→ **Your goal**
Send each entry back exactly as given, pictures excluded.
* Begin Records for this exercise *
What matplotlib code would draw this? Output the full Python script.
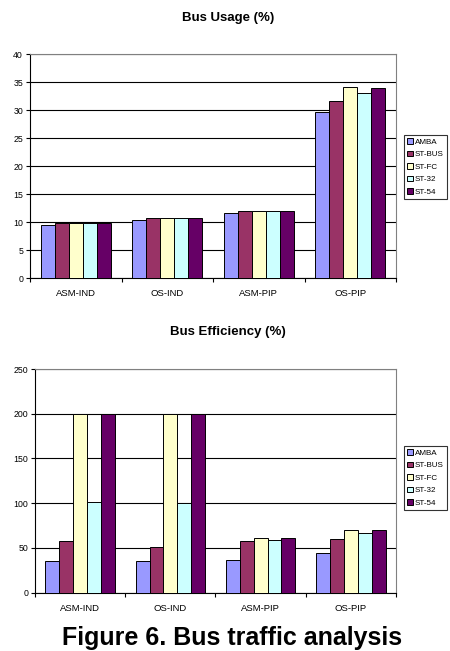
import matplotlib
matplotlib.use("Agg")
import matplotlib.pyplot as plt
import numpy as np

plt.rcParams['font.family'] = ['Liberation Sans', 'DejaVu Sans']

categories = ["ASM-IND", "OS-IND", "ASM-PIP", "OS-PIP"]
series = ["AMBA", "ST-BUS", "ST-FC", "ST-32", "ST-54"]
colors = ["#9999FF", "#993366", "#FFFFCC", "#CCFFFF", "#660066"]

# Bus usage (%) per series, one value per category
usage_amba = [9.5, 10.35, 11.6, 29.7]
usage_stbus = [9.8, 10.7, 12.0, 31.7]
usage_stfc = [9.9, 10.7, 12.0, 34.1]
usage_st32 = [9.9, 10.7, 12.0, 33.0]
usage_st54 = [9.9, 10.7, 12.0, 33.9]

# Bus efficiency (%) per series, one value per category
eff_amba = [35, 35, 36, 44]
eff_stbus = [58, 51, 58, 60]
eff_stfc = [200, 200, 61, 70]
eff_st32 = [101, 100, 58.5, 67]
eff_st54 = [200, 200, 61, 70]

usage_ticks = [0, 5, 10, 15, 20, 25, 30, 35, 40]
eff_ticks = [0, 50, 100, 150, 200, 250]

W, H = 450, 651
fig = plt.figure(figsize=(W / 100, H / 100), dpi=100)


def px_axes(left, top, right, bottom):
    return fig.add_axes([left / W, 1 - bottom / H, (right - left) / W, (bottom - top) / H])


def draw_panel(ax, data, ticks, title, title_y):
    n = len(series)
    x = np.arange(len(categories))
    group = 0.77
    bw = group / n
    for i, (vals, c) in enumerate(zip(data, colors)):
        ax.bar(x - group / 2 + bw * (i + 0.5), vals, width=bw, color=c,
               edgecolor="black", linewidth=0.7, label=series[i], zorder=3)
    ax.set_xlim(-0.5, len(categories) - 0.5)
    ax.set_ylim(ticks[0], ticks[-1])
    ax.set_yticks(ticks)
    ax.set_yticklabels([str(t) for t in ticks], fontsize=6.3)
    ax.yaxis.grid(True, color="black", linewidth=0.8, zorder=1)
    ax.set_axisbelow(True)
    # category labels sit between the boundary ticks
    ax.set_xticks(np.arange(len(categories) + 1) - 0.5)
    ax.set_xticklabels([])
    ax.set_xticks(x, minor=True)
    ax.set_xticklabels(categories, minor=True, fontsize=6.8)
    ax.tick_params(axis="x", which="minor", length=0, pad=8)
    ax.tick_params(axis="x", which="major", length=3, width=0.8, direction="out")
    ax.tick_params(axis="y", length=3, width=0.8, direction="out", pad=2)
    ax.spines["left"].set_color("black")
    ax.spines["bottom"].set_color("black")
    ax.spines["top"].set_color("#808080")
    ax.spines["right"].set_color("#808080")
    for s in ax.spines.values():
        s.set_linewidth(0.8)
    fig.text(228 / W, 1 - title_y / H, title, ha="center", va="center",
             fontsize=9.5, fontweight="bold")


ax1 = px_axes(30, 54.3, 396, 278.3)
draw_panel(ax1, [usage_amba, usage_stbus, usage_stfc, usage_st32, usage_st54],
           usage_ticks, "Bus Usage (%)", 18)

ax2 = px_axes(35, 369, 396, 592.7)
draw_panel(ax2, [eff_amba, eff_stbus, eff_stfc, eff_st32, eff_st54],
           eff_ticks, "Bus Efficiency (%)", 332)

for ax, top in ((ax1, 135), (ax2, 446)):
    handles, labels = ax.get_legend_handles_labels()
    leg = fig.legend(handles, labels, loc="upper left",
                     bbox_to_anchor=(404 / W, 1 - top / H), borderaxespad=0,
                     fontsize=5.8, frameon=True, fancybox=False, shadow=False,
                     handlelength=0.7, handleheight=0.7, handletextpad=0.25,
                     labelspacing=0.6, borderpad=0.4)
    leg.get_frame().set_edgecolor("black")
    leg.get_frame().set_linewidth(0.8)

fig.text(232 / W, 1 - 645 / H, "Figure 6. Bus traffic analysis", ha="center",
         va="baseline", fontsize=18, fontweight="bold")

fig.savefig("out.png", dpi=100)
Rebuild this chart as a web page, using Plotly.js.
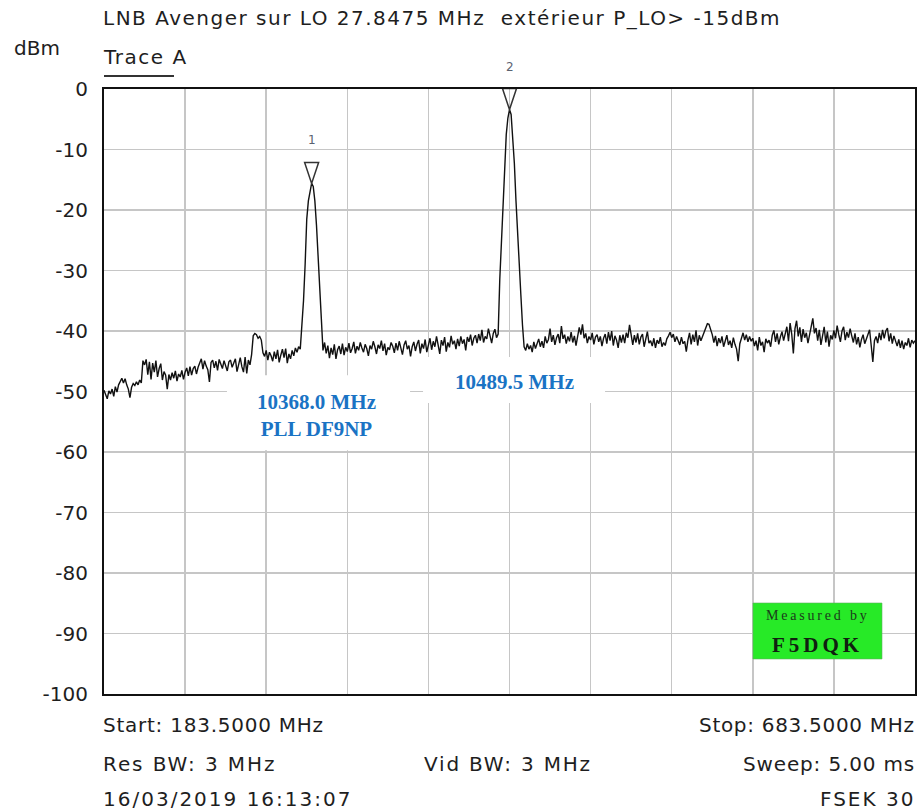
* End Records for this exercise *
→ **Expected answer**
What matplotlib code would draw this? Output the full Python script.
import matplotlib
matplotlib.use("Agg")
import matplotlib.pyplot as plt
import numpy as np

plt.rcParams['font.family'] = ['Liberation Sans', 'DejaVu Sans']

categories = ["ASM-IND", "OS-IND", "ASM-PIP", "OS-PIP"]
series = ["AMBA", "ST-BUS", "ST-FC", "ST-32", "ST-54"]
colors = ["#9999FF", "#993366", "#FFFFCC", "#CCFFFF", "#660066"]

# Bus usage (%) per series, one value per category
usage_amba = [9.5, 10.35, 11.6, 29.7]
usage_stbus = [9.8, 10.7, 12.0, 31.7]
usage_stfc = [9.9, 10.7, 12.0, 34.1]
usage_st32 = [9.9, 10.7, 12.0, 33.0]
usage_st54 = [9.9, 10.7, 12.0, 33.9]

# Bus efficiency (%) per series, one value per category
eff_amba = [35, 35, 36, 44]
eff_stbus = [58, 51, 58, 60]
eff_stfc = [200, 200, 61, 70]
eff_st32 = [101, 100, 58.5, 67]
eff_st54 = [200, 200, 61, 70]

usage_ticks = [0, 5, 10, 15, 20, 25, 30, 35, 40]
eff_ticks = [0, 50, 100, 150, 200, 250]

W, H = 450, 651
fig = plt.figure(figsize=(W / 100, H / 100), dpi=100)


def px_axes(left, top, right, bottom):
    return fig.add_axes([left / W, 1 - bottom / H, (right - left) / W, (bottom - top) / H])


def draw_panel(ax, data, ticks, title, title_y):
    n = len(series)
    x = np.arange(len(categories))
    group = 0.77
    bw = group / n
    for i, (vals, c) in enumerate(zip(data, colors)):
        ax.bar(x - group / 2 + bw * (i + 0.5), vals, width=bw, color=c,
               edgecolor="black", linewidth=0.7, label=series[i], zorder=3)
    ax.set_xlim(-0.5, len(categories) - 0.5)
    ax.set_ylim(ticks[0], ticks[-1])
    ax.set_yticks(ticks)
    ax.set_yticklabels([str(t) for t in ticks], fontsize=6.3)
    ax.yaxis.grid(True, color="black", linewidth=0.8, zorder=1)
    ax.set_axisbelow(True)
    # category labels sit between the boundary ticks
    ax.set_xticks(np.arange(len(categories) + 1) - 0.5)
    ax.set_xticklabels([])
    ax.set_xticks(x, minor=True)
    ax.set_xticklabels(categories, minor=True, fontsize=6.8)
    ax.tick_params(axis="x", which="minor", length=0, pad=8)
    ax.tick_params(axis="x", which="major", length=3, width=0.8, direction="out")
    ax.tick_params(axis="y", length=3, width=0.8, direction="out", pad=2)
    ax.spines["left"].set_color("black")
    ax.spines["bottom"].set_color("black")
    ax.spines["top"].set_color("#808080")
    ax.spines["right"].set_color("#808080")
    for s in ax.spines.values():
        s.set_linewidth(0.8)
    fig.text(228 / W, 1 - title_y / H, title, ha="center", va="center",
             fontsize=9.5, fontweight="bold")


ax1 = px_axes(30, 54.3, 396, 278.3)
draw_panel(ax1, [usage_amba, usage_stbus, usage_stfc, usage_st32, usage_st54],
           usage_ticks, "Bus Usage (%)", 18)

ax2 = px_axes(35, 369, 396, 592.7)
draw_panel(ax2, [eff_amba, eff_stbus, eff_stfc, eff_st32, eff_st54],
           eff_ticks, "Bus Efficiency (%)", 332)

for ax, top in ((ax1, 135), (ax2, 446)):
    handles, labels = ax.get_legend_handles_labels()
    leg = fig.legend(handles, labels, loc="upper left",
                     bbox_to_anchor=(404 / W, 1 - top / H), borderaxespad=0,
                     fontsize=5.8, frameon=True, fancybox=False, shadow=False,
                     handlelength=0.7, handleheight=0.7, handletextpad=0.25,
                     labelspacing=0.6, borderpad=0.4)
    leg.get_frame().set_edgecolor("black")
    leg.get_frame().set_linewidth(0.8)

fig.text(232 / W, 1 - 645 / H, "Figure 6. Bus traffic analysis", ha="center",
         va="baseline", fontsize=18, fontweight="bold")

fig.savefig("out.png", dpi=100)
Rebuild this chart as a web page, using Plotly.js.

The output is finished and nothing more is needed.